As also pointed out, what Edwards was suggesting, while it implied changes to game design, had more striking impacts on group composition. If your group is made up of individuals with conflicting playstyles, the best thing to do according to Edwards is to sort that out so that the resultant group is all on board with the same desired experience. As the popularity of TTRPGs has exploded, and as the internet made it easier and easier to find other gamers, this seemed more and more possible. Hang out in the fan spaces of your favorite designers, find likeminded people, and enjoy playing games tailored to how you want to play. It certainly worked in certain corners of the hobby; indie Discords, OSR Discords, and the entire fandom of Burning Wheel are able to come together and play specific games without the risk that they either can’t find players or would alienate their friends with a playstyle incompatibility.

Where my own thoughts really diverge with this is the implication that we’ve really seen a wholesale structural change in the hobby regarding how expansive games are and how groups come together. Thanks to online social networks there is certainly more focused play going on, more people who are looking for something specific and finding it. The mainstream, though, seems to rely on expansive games as much as ever, and the social environments that designers exist in have changed the composition of games more than the composition of play groups. What happens when there are fewer expansive games? Well, the old ones stay relevant. Once again we’re talking about D&D.

I don’t think there’s a better example of the demand for an expansive, satisficed game system than the story of D&D from 2000 to 2014. The third edition of D&D became the most popular through a combination of accessibility, marketing, and play variety, not to mention the success of the OGL and d20 broadly. Fourth Edition, though, was a step backwards at least from a sales perspective, and some of that lies with the mechanics. The game focused more on grid-based play, character and class balance, and skirmish game strategy, with non-combat elements diminished and delineated. None of these things on their own are bad, mind you, but they framed D&D as a much more specific game. It also meant that 4e was no longer a satisficing solution for many play groups; the grid emphasis gave less flexibility to tone down or minimize combat mechanics when compared to 3e (how much of this was perception as opposed to reality is unclear, but also irrelevant). In 2014, when Wizards of the Coast released 5e, it was back to a satisficing game again. Mechanics were toned down or removed, many of the more aggravating balance issues (i.e. magic items) were sidelined, and the game generally looked more amorphous. Amorphous is the point, of course; it’s less important for ‘The World’s Greatest Roleplaying Game’ to be something specific than it is for it to look like it could be something for everyone.

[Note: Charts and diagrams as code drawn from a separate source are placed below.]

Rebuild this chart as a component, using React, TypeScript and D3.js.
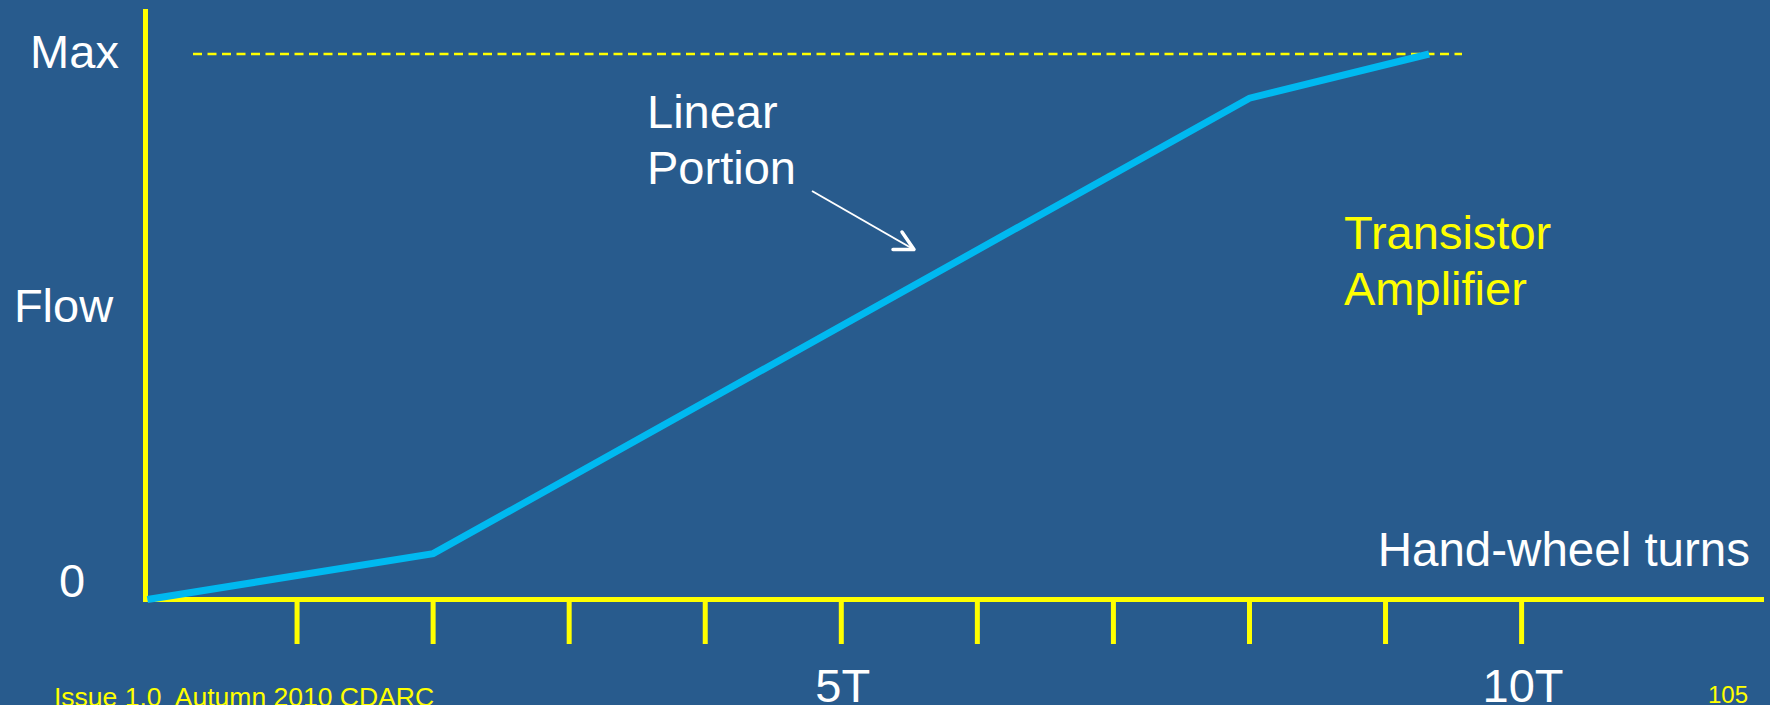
import React from "react";
import * as d3 from "d3";

// ---- data ----
const turns = [-0.1, 2, 8, 9.32];          // hand-wheel turns
const flow = [0, 8.4, 91.9, 100];          // flow (% of max)
const tickTurns = [1, 2, 3, 4, 5, 6, 7, 8, 9, 10];
const tickLabels = [
  { t: 5, label: "5T" },
  { t: 10, label: "10T" },
];
const yLabels = [
  { v: 100, label: "Max" },
  { v: 0, label: "0" },
];
const maxFlow = 100;

const W = 1770;
const H = 705;
const BG = "#285B8D";
const YEL = "#FFFF00";
const CYAN = "#00B9F0";
const FONT = "'Liberation Sans', Arial, Helvetica, sans-serif";

export default function App() {
  const x = d3.scaleLinear().domain([0, 10]).range([161, 1521.6]);
  const y = d3.scaleLinear().domain([0, maxFlow]).range([599.5, 54]);

  const pts = turns.map((t, i) => [x(t), y(flow[i])] as [number, number]);
  const line = d3.line()(pts) || "";

  const axisX = 145.5;
  const axisY = y(0);

  return (
    <svg
      width={W}
      height={H}
      style={{ position: "absolute", left: 0, top: 0, display: "block" }}
      fontFamily={FONT}
    >
      <rect x={0} y={0} width={W} height={H} fill={BG} />

      {/* Max dashed line */}
      <line
        x1={193}
        x2={1462}
        y1={y(maxFlow)}
        y2={y(maxFlow)}
        stroke={YEL}
        strokeWidth={2.5}
        strokeDasharray="9 5.5"
      />

      {/* y axis */}
      <line x1={axisX} x2={axisX} y1={9} y2={axisY + 2.5} stroke={YEL} strokeWidth={5} />
      {/* x axis */}
      <line x1={143} x2={1764} y1={axisY} y2={axisY} stroke={YEL} strokeWidth={5} />
      {/* ticks */}
      {tickTurns.map((t) => (
        <line key={t} x1={x(t)} x2={x(t)} y1={axisY} y2={644} stroke={YEL} strokeWidth={5} />
      ))}

      {/* data line */}
      <path d={line} fill="none" stroke={CYAN} strokeWidth={7} strokeLinejoin="miter" />

      {/* tick labels */}
      {tickLabels.map((d) => (
        <text key={d.label} x={x(d.t) + 1.5} y={702} fill="#fff" fontSize={47} textAnchor="middle">
          {d.label}
        </text>
      ))}

      {/* y labels */}
      <text x={74.5} y={y(yLabels[0].v) + 14} fill="#fff" fontSize={47} textAnchor="middle">
        {yLabels[0].label}
      </text>
      <text x={63.5} y={321.5} fill="#fff" fontSize={47} textAnchor="middle">
        Flow
      </text>
      <text x={72} y={597} fill="#fff" fontSize={47} textAnchor="middle">
        {yLabels[1].label}
      </text>

      {/* axis title */}
      <text x={1750} y={566} fill="#fff" fontSize={47.5} textAnchor="end">
        Hand-wheel turns
      </text>

      {/* annotation */}
      <text x={647} y={128} fill="#fff" fontSize={47}>
        Linear
      </text>
      <text x={647} y={184} fill="#fff" fontSize={47}>
        Portion
      </text>
      <line x1={812} y1={191} x2={913} y2={249} stroke="#fff" strokeWidth={2} />
      <polyline
        points="902,232 914,249.5 893,249.5"
        fill="none"
        stroke="#fff"
        strokeWidth={3.5}
        strokeLinecap="round"
        strokeLinejoin="round"
      />

      <text x={1344} y={249} fill={YEL} fontSize={47}>
        Transistor
      </text>
      <text x={1344} y={305} fill={YEL} fontSize={47}>
        Amplifier
      </text>

      {/* footer */}
      <text x={54} y={706} fill={YEL} fontSize={26.5} style={{ whiteSpace: "pre" }}>
        {"Issue 1.0  Autumn 2010 CDARC"}
      </text>
      <text x={1748} y={703} fill={YEL} fontSize={24} textAnchor="end">
        105
      </text>
    </svg>
  );
}
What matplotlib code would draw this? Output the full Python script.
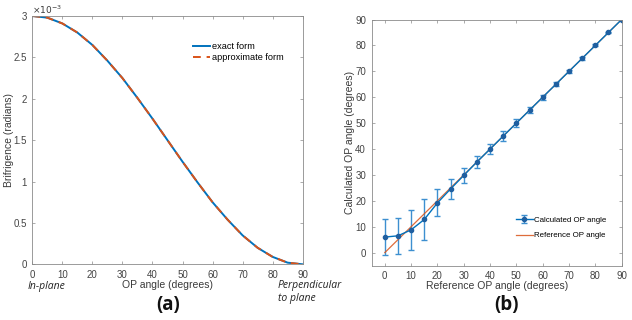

Even in the two partisan camps of the hobby, post-Forge indie and the OSR, satisficing drives which designs actually find mainstream appeal. Apocalypse World led the charge out of the gate for indie with a very strong design and aesthetic, but its success was also predicated on it looking like games that had come before. Nevertheless, it was later steamrolled by its own derivative, Blades in the Dark, which pulled even more traditional game architecture into it and allowed for a more diverse range of potential playstyles. On the other side of the fence, arguably some of the most successful OSR products are those that let groups reach a compromise between the playstyle they’re used to in modern D&D and that proposed through the absolutist rhetoric of OSR blog posts. Dungeon Crawl Classics, Shadowdark, and the Without Number series all allow flexibility and are recognizable to players not necessarily reading through The Glatisant or Rise Up, Comus on a weekly basis.

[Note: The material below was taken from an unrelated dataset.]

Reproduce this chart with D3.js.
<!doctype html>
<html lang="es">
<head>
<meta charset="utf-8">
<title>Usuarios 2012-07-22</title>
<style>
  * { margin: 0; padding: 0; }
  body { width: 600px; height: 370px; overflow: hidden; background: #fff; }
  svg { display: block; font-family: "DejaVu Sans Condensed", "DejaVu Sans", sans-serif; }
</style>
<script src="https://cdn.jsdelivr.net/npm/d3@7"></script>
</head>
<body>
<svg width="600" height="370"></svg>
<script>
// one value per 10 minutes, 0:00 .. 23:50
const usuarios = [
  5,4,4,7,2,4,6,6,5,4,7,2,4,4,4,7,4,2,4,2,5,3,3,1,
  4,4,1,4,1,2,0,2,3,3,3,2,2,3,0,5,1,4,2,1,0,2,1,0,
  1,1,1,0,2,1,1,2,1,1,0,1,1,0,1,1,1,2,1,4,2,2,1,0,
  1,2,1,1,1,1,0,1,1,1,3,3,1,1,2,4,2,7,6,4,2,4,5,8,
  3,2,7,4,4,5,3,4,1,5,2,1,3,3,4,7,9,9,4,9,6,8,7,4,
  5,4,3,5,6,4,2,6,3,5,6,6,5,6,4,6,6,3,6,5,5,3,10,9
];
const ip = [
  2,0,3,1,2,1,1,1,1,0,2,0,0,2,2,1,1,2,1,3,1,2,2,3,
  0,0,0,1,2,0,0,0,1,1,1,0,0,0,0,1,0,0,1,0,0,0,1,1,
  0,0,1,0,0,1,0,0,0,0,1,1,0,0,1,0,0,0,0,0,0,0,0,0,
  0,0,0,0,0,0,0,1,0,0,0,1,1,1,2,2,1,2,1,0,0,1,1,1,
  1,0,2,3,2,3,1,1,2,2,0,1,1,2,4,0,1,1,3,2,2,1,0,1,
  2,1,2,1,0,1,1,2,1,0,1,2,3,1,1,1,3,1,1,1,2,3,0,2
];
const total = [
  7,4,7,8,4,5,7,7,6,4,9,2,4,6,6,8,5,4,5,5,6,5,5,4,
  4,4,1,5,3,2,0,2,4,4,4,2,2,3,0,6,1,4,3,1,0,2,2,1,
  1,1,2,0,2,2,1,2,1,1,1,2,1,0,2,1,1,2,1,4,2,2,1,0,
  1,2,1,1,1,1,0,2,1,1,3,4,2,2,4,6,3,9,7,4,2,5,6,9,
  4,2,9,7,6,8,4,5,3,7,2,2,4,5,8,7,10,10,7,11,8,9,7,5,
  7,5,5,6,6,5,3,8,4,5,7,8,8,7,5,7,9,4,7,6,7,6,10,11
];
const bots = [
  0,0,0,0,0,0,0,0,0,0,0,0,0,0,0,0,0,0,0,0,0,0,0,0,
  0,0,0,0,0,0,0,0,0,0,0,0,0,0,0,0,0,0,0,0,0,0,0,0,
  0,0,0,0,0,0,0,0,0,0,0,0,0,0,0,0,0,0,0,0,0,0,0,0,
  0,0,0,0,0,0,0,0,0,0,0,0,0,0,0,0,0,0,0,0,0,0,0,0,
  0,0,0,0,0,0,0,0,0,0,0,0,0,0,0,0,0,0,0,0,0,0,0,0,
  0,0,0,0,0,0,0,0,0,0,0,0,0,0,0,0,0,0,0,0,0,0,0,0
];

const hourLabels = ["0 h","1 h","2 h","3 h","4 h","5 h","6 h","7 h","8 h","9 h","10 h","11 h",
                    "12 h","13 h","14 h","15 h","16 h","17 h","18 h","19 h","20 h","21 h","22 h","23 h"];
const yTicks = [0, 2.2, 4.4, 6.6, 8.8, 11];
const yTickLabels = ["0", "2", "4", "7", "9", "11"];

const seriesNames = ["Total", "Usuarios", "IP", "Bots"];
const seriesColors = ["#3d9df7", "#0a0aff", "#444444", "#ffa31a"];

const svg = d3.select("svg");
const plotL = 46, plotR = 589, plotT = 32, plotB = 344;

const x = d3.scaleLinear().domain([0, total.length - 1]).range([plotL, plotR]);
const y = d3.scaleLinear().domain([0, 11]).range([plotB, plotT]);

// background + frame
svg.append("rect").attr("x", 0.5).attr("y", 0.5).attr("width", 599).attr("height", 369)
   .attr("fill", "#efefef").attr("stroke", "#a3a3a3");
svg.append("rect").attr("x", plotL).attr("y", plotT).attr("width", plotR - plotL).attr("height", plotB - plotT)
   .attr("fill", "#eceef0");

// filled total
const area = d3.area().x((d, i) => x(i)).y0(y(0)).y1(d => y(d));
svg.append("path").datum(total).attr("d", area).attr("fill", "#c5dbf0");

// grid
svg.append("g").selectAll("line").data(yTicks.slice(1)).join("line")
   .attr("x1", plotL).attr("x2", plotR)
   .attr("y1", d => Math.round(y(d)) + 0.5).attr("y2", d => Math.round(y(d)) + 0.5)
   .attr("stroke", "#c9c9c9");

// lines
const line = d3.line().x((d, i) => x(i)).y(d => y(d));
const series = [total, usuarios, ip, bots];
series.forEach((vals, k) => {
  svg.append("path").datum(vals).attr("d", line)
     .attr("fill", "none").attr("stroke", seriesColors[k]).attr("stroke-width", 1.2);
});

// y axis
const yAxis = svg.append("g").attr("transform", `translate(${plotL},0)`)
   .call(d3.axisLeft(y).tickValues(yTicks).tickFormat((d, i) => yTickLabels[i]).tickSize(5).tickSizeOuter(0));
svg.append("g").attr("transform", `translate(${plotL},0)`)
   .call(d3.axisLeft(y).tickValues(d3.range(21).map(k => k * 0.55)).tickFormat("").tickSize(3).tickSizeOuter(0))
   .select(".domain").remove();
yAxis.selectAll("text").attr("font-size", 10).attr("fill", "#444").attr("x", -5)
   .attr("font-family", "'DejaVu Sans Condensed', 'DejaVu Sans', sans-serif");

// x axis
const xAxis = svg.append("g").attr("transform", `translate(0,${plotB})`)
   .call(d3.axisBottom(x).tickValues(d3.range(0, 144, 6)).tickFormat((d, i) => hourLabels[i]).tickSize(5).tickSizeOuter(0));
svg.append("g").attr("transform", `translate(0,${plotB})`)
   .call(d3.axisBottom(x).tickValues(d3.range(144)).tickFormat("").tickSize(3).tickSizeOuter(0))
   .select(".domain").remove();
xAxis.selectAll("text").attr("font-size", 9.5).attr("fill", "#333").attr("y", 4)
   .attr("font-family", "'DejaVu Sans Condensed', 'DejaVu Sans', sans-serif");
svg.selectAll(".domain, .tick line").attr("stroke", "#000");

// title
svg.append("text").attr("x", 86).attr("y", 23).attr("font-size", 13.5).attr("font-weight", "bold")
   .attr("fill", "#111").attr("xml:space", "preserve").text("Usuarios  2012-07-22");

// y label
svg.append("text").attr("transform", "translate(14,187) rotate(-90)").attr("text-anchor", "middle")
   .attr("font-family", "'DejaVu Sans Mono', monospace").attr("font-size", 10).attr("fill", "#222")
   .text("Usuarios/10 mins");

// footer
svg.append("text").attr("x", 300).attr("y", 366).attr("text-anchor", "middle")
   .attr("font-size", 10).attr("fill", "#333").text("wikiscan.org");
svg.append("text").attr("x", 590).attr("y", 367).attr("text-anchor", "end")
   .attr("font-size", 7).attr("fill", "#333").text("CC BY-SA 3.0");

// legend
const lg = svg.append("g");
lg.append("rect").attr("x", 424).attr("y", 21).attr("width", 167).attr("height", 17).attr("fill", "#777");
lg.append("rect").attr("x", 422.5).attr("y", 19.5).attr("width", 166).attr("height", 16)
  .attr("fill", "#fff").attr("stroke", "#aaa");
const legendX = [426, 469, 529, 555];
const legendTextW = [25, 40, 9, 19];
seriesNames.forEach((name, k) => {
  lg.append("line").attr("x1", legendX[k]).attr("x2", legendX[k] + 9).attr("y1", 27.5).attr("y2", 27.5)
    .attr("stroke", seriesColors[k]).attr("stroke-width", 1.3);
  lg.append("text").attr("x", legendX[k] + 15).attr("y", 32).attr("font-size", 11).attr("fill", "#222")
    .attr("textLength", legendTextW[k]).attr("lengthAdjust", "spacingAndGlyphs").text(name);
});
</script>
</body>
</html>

So what does this mean, besides that compromising on design makes for a broader game than not? There are some important implications if you believe that the real synergy of a roleplaying game happens at the table as opposed to within the rules text. If ultimately you see the most consequential parts of the game happening at your table, then using a game which everyone is at least partly happy with, satisficing the game choice outcome, is the best way to get to the stage of creating those play experiences. If you still play with friends and kicking someone out who doesn’t match your playstyle isn’t on the table, satisficing your game choice is the best (possibly only) way forward.

Of course game design has changed, but it’s important to acknowledge that though the quality of games has arguably improved since the 70s and 80s (and 90s, and so on), not every change made over the course of the last 50 years or so was necessarily a good one. While old games like Traveller, Call of Cthulhu, and of course Dungeons and Dragons remain popular because their brands and settings are recognizable, they also retain some of the design sensibilities from their earlier editions which allow for expansive play and playstyle compromises. When I think of the criticisms I’ve made to D&D on a design basis, it’s mostly about letting the previously more expansive rules around exploration, strongholds, and domain management fall by the wayside.

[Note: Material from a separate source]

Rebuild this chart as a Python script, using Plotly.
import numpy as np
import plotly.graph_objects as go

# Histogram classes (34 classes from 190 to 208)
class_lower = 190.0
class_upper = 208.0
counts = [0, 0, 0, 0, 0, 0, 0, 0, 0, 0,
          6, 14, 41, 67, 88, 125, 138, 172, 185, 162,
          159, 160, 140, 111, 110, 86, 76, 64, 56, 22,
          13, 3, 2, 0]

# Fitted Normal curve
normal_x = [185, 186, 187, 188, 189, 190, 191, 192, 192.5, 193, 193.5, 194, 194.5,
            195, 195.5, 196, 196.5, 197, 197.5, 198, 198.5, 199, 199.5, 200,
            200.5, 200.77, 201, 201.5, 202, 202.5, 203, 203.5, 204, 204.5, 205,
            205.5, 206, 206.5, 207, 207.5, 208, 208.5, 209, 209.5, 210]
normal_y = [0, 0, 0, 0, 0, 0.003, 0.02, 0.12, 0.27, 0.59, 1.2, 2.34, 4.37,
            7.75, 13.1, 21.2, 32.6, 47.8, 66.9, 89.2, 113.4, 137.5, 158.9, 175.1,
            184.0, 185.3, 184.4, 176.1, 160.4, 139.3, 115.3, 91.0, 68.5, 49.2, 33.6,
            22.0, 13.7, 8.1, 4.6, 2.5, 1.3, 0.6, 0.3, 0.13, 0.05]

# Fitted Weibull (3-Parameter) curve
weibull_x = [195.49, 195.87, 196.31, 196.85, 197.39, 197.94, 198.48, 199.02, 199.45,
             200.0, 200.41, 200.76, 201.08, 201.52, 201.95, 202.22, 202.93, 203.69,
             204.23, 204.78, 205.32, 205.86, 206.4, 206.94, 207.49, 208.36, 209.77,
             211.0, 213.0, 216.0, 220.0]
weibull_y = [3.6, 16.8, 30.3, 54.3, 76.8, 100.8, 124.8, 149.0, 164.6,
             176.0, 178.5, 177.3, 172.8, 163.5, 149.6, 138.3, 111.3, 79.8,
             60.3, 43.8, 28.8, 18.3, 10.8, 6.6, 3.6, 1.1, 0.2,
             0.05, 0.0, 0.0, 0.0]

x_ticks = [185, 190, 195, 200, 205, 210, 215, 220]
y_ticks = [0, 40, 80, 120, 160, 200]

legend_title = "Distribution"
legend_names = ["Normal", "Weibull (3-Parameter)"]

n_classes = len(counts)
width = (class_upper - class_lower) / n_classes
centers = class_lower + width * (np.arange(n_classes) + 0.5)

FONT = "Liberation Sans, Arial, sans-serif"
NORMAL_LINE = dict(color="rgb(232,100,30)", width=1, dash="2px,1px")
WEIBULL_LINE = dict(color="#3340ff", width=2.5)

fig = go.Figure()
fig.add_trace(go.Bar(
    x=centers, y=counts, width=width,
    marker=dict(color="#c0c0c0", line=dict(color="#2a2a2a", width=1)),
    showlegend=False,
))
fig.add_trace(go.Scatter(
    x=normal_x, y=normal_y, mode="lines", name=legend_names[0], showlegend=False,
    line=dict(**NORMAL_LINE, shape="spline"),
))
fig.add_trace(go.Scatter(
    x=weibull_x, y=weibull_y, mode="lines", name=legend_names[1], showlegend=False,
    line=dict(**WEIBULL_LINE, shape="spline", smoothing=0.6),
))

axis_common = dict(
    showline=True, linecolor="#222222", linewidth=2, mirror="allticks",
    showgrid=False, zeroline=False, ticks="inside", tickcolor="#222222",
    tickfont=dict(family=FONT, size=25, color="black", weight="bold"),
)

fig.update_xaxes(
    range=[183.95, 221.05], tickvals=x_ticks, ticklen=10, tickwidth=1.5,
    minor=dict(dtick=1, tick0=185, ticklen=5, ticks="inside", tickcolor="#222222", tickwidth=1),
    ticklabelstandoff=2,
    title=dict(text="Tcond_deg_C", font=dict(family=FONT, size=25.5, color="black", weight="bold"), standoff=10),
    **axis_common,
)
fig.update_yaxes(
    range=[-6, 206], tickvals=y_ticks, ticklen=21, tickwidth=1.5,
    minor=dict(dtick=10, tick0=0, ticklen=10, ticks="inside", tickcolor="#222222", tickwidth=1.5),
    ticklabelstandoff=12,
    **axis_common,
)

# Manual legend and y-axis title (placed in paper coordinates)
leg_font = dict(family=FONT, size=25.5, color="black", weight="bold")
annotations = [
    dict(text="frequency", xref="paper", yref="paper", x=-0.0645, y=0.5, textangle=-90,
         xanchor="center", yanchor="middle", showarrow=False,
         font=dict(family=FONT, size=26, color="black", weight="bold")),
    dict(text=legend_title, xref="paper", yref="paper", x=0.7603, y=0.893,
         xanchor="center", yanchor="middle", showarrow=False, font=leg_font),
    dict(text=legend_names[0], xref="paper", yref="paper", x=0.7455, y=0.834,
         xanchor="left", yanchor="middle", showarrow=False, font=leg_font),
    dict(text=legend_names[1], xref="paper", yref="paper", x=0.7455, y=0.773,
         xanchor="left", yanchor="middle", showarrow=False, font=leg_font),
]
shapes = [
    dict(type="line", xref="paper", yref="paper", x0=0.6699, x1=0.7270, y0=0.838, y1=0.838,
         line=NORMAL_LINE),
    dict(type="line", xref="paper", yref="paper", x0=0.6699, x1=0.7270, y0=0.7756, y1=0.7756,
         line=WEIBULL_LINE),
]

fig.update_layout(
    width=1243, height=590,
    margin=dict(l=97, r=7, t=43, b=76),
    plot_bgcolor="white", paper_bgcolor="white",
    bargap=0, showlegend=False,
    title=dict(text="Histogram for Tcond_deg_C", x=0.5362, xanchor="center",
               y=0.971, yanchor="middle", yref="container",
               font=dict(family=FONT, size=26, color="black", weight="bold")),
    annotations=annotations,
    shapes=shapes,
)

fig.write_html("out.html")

Speaking of D&D, the most successful secondary games in the D&D sphere are all built around finding slightly different points of optimality within the same broad sphere. Pathfinder skews more complex, Daggerheart skews more narrative, but the aim of both is to provide an incrementally better solution to the same underlying question of satisficing and compromise.The fact that these are likely the most successful games in the mainstream hobby besides D&D itself does make me worry about the impact of D&D and marketing, yes, but it also makes me think about what’s actually happening in mainstream gaming these days broadly. What is the newest expansive mainstream RPG property to really break out? If you count licensed properties, it was probably the Cosmere RPG. If you don’t…it’s hard to say. Everything is either decades old or based on another game.

The staying power of games like Call of Cthulhu, Traveller, Cyberpunk, and D&D is that, within a typical group of gamers, there’s something to appeal to everyone. Your group may poke and prod and tweak, but these are games designed to bend, not break, from a time when hacking was de rigueur and your experience wasn’t expected to match anyone else’s. That’s still true in the most popular indie games coming out today; there’s still flexibility even if the experience is more targeted. As long as we’re talking about a gaming group (solo games can be as specific as they want to be), there’s an additional layer between the game on the page and the game at the table, one negotiated by the people sitting at that table every time they start a new game. It’s that satisficing, that finding what about a game allows everyone to find it acceptable, which will let a gaming group then create the gaming experience they want. I don’t necessarily think it’s a bad thing to go the Ron Edwards route and find a group, online most likely, that preemptively aligns with your chosen playstyles. I do, however, think that playing with a disparate group of your friends and seeing and understanding how they play is going to be the best way to become a better gamer. As always, bringing together different perspectives is the best way to create an altogether new experience. All it’s going to take is a bit of compromise.